--- Begin Available data ---
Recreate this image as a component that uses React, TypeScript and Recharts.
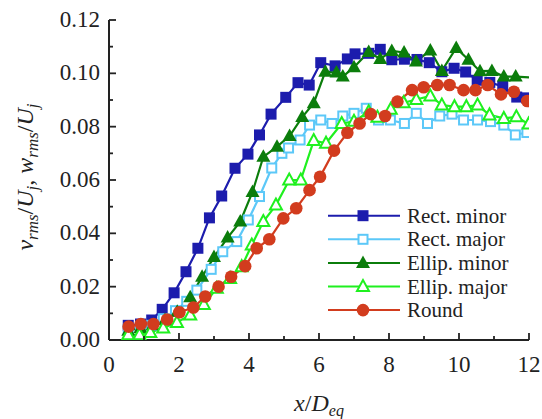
import React from 'react';
import { LineChart, Line, XAxis, YAxis, Legend } from 'recharts';

const rectMinorX = [0.55, 0.9, 1.22, 1.52, 1.86, 2.2, 2.54, 2.87, 3.22, 3.6, 3.97, 4.3, 4.63, 5.05, 5.4, 5.72, 6.05, 6.46, 6.81, 7.03, 7.42, 7.75, 8.08, 8.44, 8.8, 9.15, 9.51, 9.86, 10.19, 10.52, 10.88, 11.25, 11.65, 11.93];
const rectMinorY = [0.0055, 0.006, 0.0075, 0.0115, 0.0177, 0.0256, 0.0344, 0.0458, 0.054, 0.0644, 0.0697, 0.0769, 0.0847, 0.091, 0.0965, 0.0956, 0.104, 0.1028, 0.1054, 0.1073, 0.1075, 0.109, 0.1051, 0.1053, 0.1052, 0.104, 0.1006, 0.1019, 0.1005, 0.0974, 0.0966, 0.0951, 0.0911, 0.0908];

const rectMajorX = [0.55, 0.9, 1.22, 1.55, 1.9, 2.22, 2.51, 2.92, 3.25, 3.65, 3.98, 4.3, 4.65, 4.94, 5.13, 5.46, 5.73, 6.05, 6.37, 6.68, 7.0, 7.35, 7.7, 8.04, 8.44, 8.78, 9.1, 9.45, 9.8, 10.13, 10.53, 10.9, 11.28, 11.61, 11.94];
const rectMajorY = [0.004, 0.005, 0.0055, 0.008, 0.011, 0.0145, 0.0187, 0.0265, 0.0331, 0.0369, 0.045, 0.0538, 0.0645, 0.07, 0.072, 0.075, 0.0806, 0.0825, 0.0812, 0.084, 0.085, 0.0869, 0.0825, 0.0825, 0.0812, 0.085, 0.0812, 0.084, 0.0847, 0.0825, 0.0825, 0.0819, 0.0806, 0.0769, 0.0778];

const ellipMinorX = [0.55, 0.9, 1.25, 1.6, 1.95, 2.32, 2.66, 3.0, 3.39, 3.75, 4.1, 4.41, 4.8, 5.16, 5.52, 5.85, 6.18, 6.5, 6.68, 7.0, 7.42, 7.75, 8.08, 8.43, 8.77, 9.18, 9.51, 9.92, 10.27, 10.6, 10.94, 11.28, 11.62, 12.0];
const ellipMinorY = [0.0035, 0.0045, 0.0055, 0.0075, 0.0106, 0.016, 0.0237, 0.0311, 0.0384, 0.0444, 0.0555, 0.0687, 0.0725, 0.0765, 0.0836, 0.0888, 0.1006, 0.1003, 0.0988, 0.1023, 0.108, 0.1054, 0.1084, 0.1078, 0.1044, 0.1086, 0.1009, 0.1095, 0.1051, 0.1008, 0.1009, 0.0988, 0.0988, 0.0985];

const ellipMajorX = [0.55, 0.87, 1.18, 1.55, 1.94, 2.32, 2.71, 3.08, 3.46, 3.79, 4.08, 4.41, 4.77, 5.15, 5.48, 5.85, 6.2, 6.65, 7.0, 7.42, 7.67, 8.05, 8.42, 8.78, 9.18, 9.51, 9.87, 10.21, 10.53, 10.87, 11.28, 11.64, 11.99];
const ellipMajorY = [0.002, 0.002, 0.0028, 0.0045, 0.0066, 0.0094, 0.0133, 0.0194, 0.0231, 0.0275, 0.0356, 0.0444, 0.0506, 0.06, 0.06, 0.0748, 0.0738, 0.0812, 0.082, 0.0856, 0.0835, 0.0865, 0.089, 0.0902, 0.0915, 0.0881, 0.0875, 0.0875, 0.0881, 0.0844, 0.0831, 0.0837, 0.081];

const roundX = [0.56, 0.91, 1.27, 1.66, 2.01, 2.41, 2.75, 3.13, 3.49, 3.89, 4.22, 4.58, 4.98, 5.35, 5.73, 6.03, 6.43, 6.81, 7.16, 7.48, 7.89, 8.24, 8.66, 8.99, 9.38, 9.73, 10.13, 10.47, 10.82, 11.2, 11.57, 11.95];
const roundY = [0.005, 0.006, 0.006, 0.0077, 0.0104, 0.0122, 0.0163, 0.02, 0.0237, 0.0277, 0.0344, 0.0378, 0.0456, 0.0494, 0.0562, 0.0612, 0.071, 0.0777, 0.0812, 0.0847, 0.084, 0.0894, 0.0937, 0.0948, 0.0956, 0.0956, 0.0937, 0.0937, 0.0956, 0.0921, 0.0931, 0.0896];

const seriesNames = ['Rect. minor', 'Rect. major', 'Ellip. minor', 'Ellip. major', 'Round'];
const xTicks = [0, 1, 2, 3, 4, 5, 6, 7, 8, 9, 10, 11, 12];
const yTicks = [0, 0.01, 0.02, 0.03, 0.04, 0.05, 0.06, 0.07, 0.08, 0.09, 0.1, 0.11, 0.12];

const zip = (xs: number[], ys: number[]) => xs.map((x, i) => ({ x, y: ys[i] }));

const C_RMIN = '#1c1cad';
const C_RMAJ = '#5cc8f8';
const C_EMIN = '#0b7d0b';
const C_EMAJ = '#1ff01f';
const C_ROUND = '#d23c1e';
const AX = '#222';
const FONT = '"Liberation Serif", "DejaVu Serif", serif';

type Kind = 'sqF' | 'sqO' | 'trF' | 'trO' | 'circ';

const Marker = ({ kind, cx, cy, color }: { kind: Kind; cx: number; cy: number; color: string }) => {
  if (kind === 'sqF') return <rect x={cx - 5.5} y={cy - 5.5} width={11} height={11} fill={color} />;
  if (kind === 'sqO') return <rect x={cx - 4.5} y={cy - 4.5} width={9} height={9} fill="#fff" stroke={color} strokeWidth={2} />;
  if (kind === 'trF') {
    const pts = `${cx},${cy - 7.5} ${cx - 7},${cy + 5} ${cx + 7},${cy + 5}`;
    return <polygon points={pts} fill={color} />;
  }
  if (kind === 'trO') {
    const pts = `${cx},${cy - 6.5} ${cx - 6},${cy + 4.5} ${cx + 6},${cy + 4.5}`;
    return <polygon points={pts} fill="#fff" stroke={color} strokeWidth={2} strokeLinejoin="miter" />;
  }
  return <circle cx={cx} cy={cy} r={6.3} fill={color} />;
};

const makeDot = (kind: Kind, color: string, skipLast = false, n = 0) => (p: any) => {
  if (skipLast && p.index === n - 1) return <g key={`d${p.index}`} />;
  return <Marker key={`d${p.index}`} kind={kind} cx={p.cx} cy={p.cy} color={color} />;
};

const XTick = (props: any) => {
  const { x, y, payload } = props;
  const v = payload.value as number;
  const major = Math.round(v) % 2 === 0;
  return (
    <g>
      <line x1={x} y1={y} x2={x} y2={y - (major ? 7 : 4)} stroke={AX} strokeWidth={1.8} />
      {major && (
        <text x={x} y={y + 32} textAnchor="middle" fontSize={23} fontFamily={FONT} fill="#222">
          {v}
        </text>
      )}
    </g>
  );
};

const YTick = (props: any) => {
  const { x, y, payload } = props;
  const v = payload.value as number;
  const major = Math.round(v * 100) % 2 === 0;
  return (
    <g>
      <line x1={x} y1={y} x2={x + (major ? 7 : 4)} y2={y} stroke={AX} strokeWidth={1.8} />
      {major && (
        <text x={x - 9} y={y + 7} textAnchor="end" fontSize={23} fontFamily={FONT} fill="#222">
          {v.toFixed(2)}
        </text>
      )}
    </g>
  );
};

const XLabel = () => (
  <text x={319} y={411} textAnchor="middle" fontSize={24} fontFamily={FONT} fill="#222">
    <tspan fontStyle="italic">x</tspan>
    <tspan>/</tspan>
    <tspan fontStyle="italic">D</tspan>
    <tspan fontStyle="italic" fontSize={16} dy={5}>eq</tspan>
  </text>
);

const YLabel = () => (
  <text x={0} y={0} transform="translate(33,177) rotate(-90)" textAnchor="middle" fontSize={24} fontFamily={FONT} fill="#222">
    <tspan fontStyle="italic">v</tspan>
    <tspan fontStyle="italic" fontSize={17} dy={5}>rms</tspan>
    <tspan dy={-5}>/</tspan>
    <tspan fontStyle="italic">U</tspan>
    <tspan fontStyle="italic" fontSize={17} dy={5}>j</tspan>
    <tspan dy={-5}>, </tspan>
    <tspan fontStyle="italic">w</tspan>
    <tspan fontStyle="italic" fontSize={17} dy={5}>rms</tspan>
    <tspan dy={-5}>/</tspan>
    <tspan fontStyle="italic">U</tspan>
    <tspan fontStyle="italic" fontSize={17} dy={5}>j</tspan>
  </text>
);

const legendItems: { kind: Kind; color: string }[] = [
  { kind: 'sqF', color: C_RMIN },
  { kind: 'sqO', color: C_RMAJ },
  { kind: 'trF', color: C_EMIN },
  { kind: 'trO', color: C_EMAJ },
  { kind: 'circ', color: C_ROUND },
];

const LegendBox = () => (
  <svg width={210} height={125} style={{ display: 'block' }}>
    {legendItems.map((it, i) => {
      const cy = 15.7 + i * 23.6;
      return (
        <g key={i}>
          <line x1={8} y1={cy} x2={80} y2={cy} stroke={it.color} strokeWidth={2} />
          <Marker kind={it.kind} cx={43} cy={cy} color={it.color} />
          <text x={87} y={cy + 7} fontSize={21} fontFamily={FONT} fill="#222">
            {seriesNames[i]}
          </text>
        </g>
      );
    })}
  </svg>
);

export default function App() {
  const d1 = zip(rectMinorX, rectMinorY);
  const d2 = zip(rectMajorX, rectMajorY);
  const d3 = zip(ellipMinorX, ellipMinorY);
  const d4 = zip(ellipMajorX, ellipMajorY);
  const d5 = zip(roundX, roundY);
  return (
    <div style={{ position: 'absolute', left: 0, top: 0, width: 542, height: 419, background: '#fff' }}>
      <LineChart width={542} height={419} margin={{ top: 20, right: 13, left: 0, bottom: 0 }}>
        <XAxis
          type="number"
          dataKey="x"
          domain={[0, 12]}
          ticks={xTicks}
          interval={0}
          allowDataOverflow
          height={79}
          tickSize={0}
          tickMargin={0}
          tickLine={false}
          axisLine={{ stroke: AX, strokeWidth: 2 }}
          tick={<XTick />}
          label={<XLabel />}
        />
        <YAxis
          type="number"
          dataKey="y"
          domain={[0, 0.12]}
          ticks={yTicks}
          interval={0}
          allowDataOverflow
          width={109}
          tickSize={0}
          tickMargin={0}
          tickLine={false}
          axisLine={{ stroke: AX, strokeWidth: 2 }}
          tick={<YTick />}
          label={<YLabel />}
        />
        <Legend
          layout="horizontal"
          verticalAlign="middle"
          align="center"
          content={() => <LegendBox />}
          wrapperStyle={{ position: 'absolute', left: 320, top: 200, width: 210, height: 125 }}
        />
        <Line data={d1} dataKey="y" name={seriesNames[0]} type="linear" stroke={C_RMIN} strokeWidth={2.2} dot={makeDot('sqF', C_RMIN)} activeDot={false} isAnimationActive={false} />
        <Line data={d2} dataKey="y" name={seriesNames[1]} type="linear" stroke={C_RMAJ} strokeWidth={2.2} dot={makeDot('sqO', C_RMAJ)} activeDot={false} isAnimationActive={false} />
        <Line data={d3} dataKey="y" name={seriesNames[2]} type="linear" stroke={C_EMIN} strokeWidth={2.2} dot={makeDot('trF', C_EMIN, true, d3.length)} activeDot={false} isAnimationActive={false} />
        <Line data={d4} dataKey="y" name={seriesNames[3]} type="linear" stroke={C_EMAJ} strokeWidth={2.2} dot={makeDot('trO', C_EMAJ)} activeDot={false} isAnimationActive={false} />
        <Line data={d5} dataKey="y" name={seriesNames[4]} type="linear" stroke={C_ROUND} strokeWidth={2.2} dot={makeDot('circ', C_ROUND)} activeDot={false} isAnimationActive={false} />
      </LineChart>
    </div>
  );
}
--- End Available data ---
Exercise description »
Your task is to reproduce exactly the lines from the start of the data above through the line containing "XAxis, YAxis, Legend", leaving every picture out.

Written response »
Recreate this image as a component that uses React, TypeScript and Recharts.
import React from 'react';
import { LineChart, Line, XAxis, YAxis, Legend } from 'recharts';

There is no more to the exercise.